Eu não acho que a corrupção seja o grande problema do Brasil. Penso, inclusive, que a obsessão pelo tema traz consigo seus problemas: punitivismo exacerbado, poderes ilimitados a Judiciários e Ministério Público, clima de indignação denuncista constante, e nos volta para a falsa imagem do paladino da moral como redentor da política. Contudo, reconheço que essa revolta hoje em dia é o que capitaliza grande parte da opinião pública, concentrando um sentimento que é sim verdadeiro: a classe política (ou melhor, todo o estamento estatal) vive num mundo de privilégios e tem se mostrado incapaz de trazer as mudanças que a sociedade brasileira precisa. E essa revolta não tem alinhamento partidário.
Nesse sentido, a escolha da Beija-Flor foi muito superior ao desfile da vice Paraíso do Tuiuti, que partidarizou a crítica (ao invés do rato como vilão, o tucano). Está certo que o foco era outro: não a corrupção e as mazelas do Brasil em geral, mas a escravidão e suas (supostas) versões modernas, como o emprego precarizado pela reforma trabalhista e pela agenda “neoliberalista”. Ao focar um trecho de seu desfile em Temer e nas manifestações “coxinhas”, dá a entender que os problemas profundos do Brasil são de agora e restritos a um dos lados do jogo político, quando todos sabemos e sentimos que o buraco é muito mais fundo e passa por todos os lados.
Ao mesmo tempo em que a corrupção corrói e concentra nossa riqueza, a intolerância volta com força redobrada para cindir a sociedade. O crescimento do fundamentalismo religioso contra minorias sexuais e religiosas, assim como a guerra política – que nega um dos nossos maiores valores: a paz.
Felizmente, a Beija-Flor soube mostrar também o outro lado. O Brasil, mesmo na crise e no desespero (e se o país todo vive essa situação, o Rio a vive dez vezes mais), tem uma lição a dar. Uma carta na manga nos salva mesmo nos piores momentos. É uma lição que tem tudo a ver com o carnaval.
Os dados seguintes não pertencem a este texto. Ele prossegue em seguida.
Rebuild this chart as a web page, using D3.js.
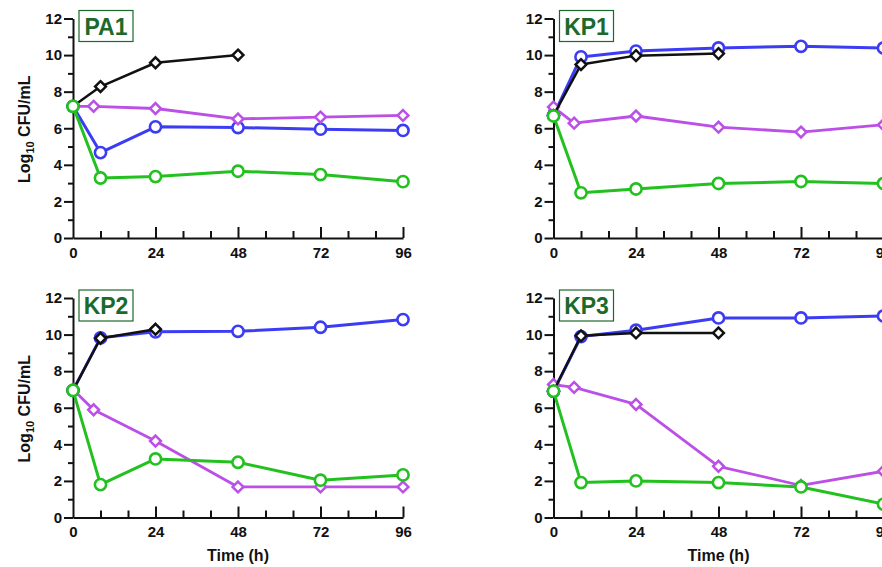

“Mas o samba faz essa dor dentro do peito ir embora / Feito um arrastão de alegria e emoção o pranto rola / Meu canto é resistência / No ecoar de um tambor / Vem ver brilhar / Mais um menino que você abandonou” .
Na adversidade, fazer arte celebratória. A resistência de que a música fala não é a resistência imaginária de pseudo-revolucionários e militantes, mas a resistência interior de quem não deixa que as circunstâncias negativas matem a alegria de viver. Mais do que o gigante ou o Frankenstein, o Brasil é o menino que brilha no ecoar de um tambor.
O escancaramento da revolta e desilusão nacionais, junto do espírito de celebração que faz o Brasil valer a pena. Não é à toa que o público tenha invadido a avenida e continuado a cantar o samba-enredo da campeã mesmo depois de a bateria parar de tocar.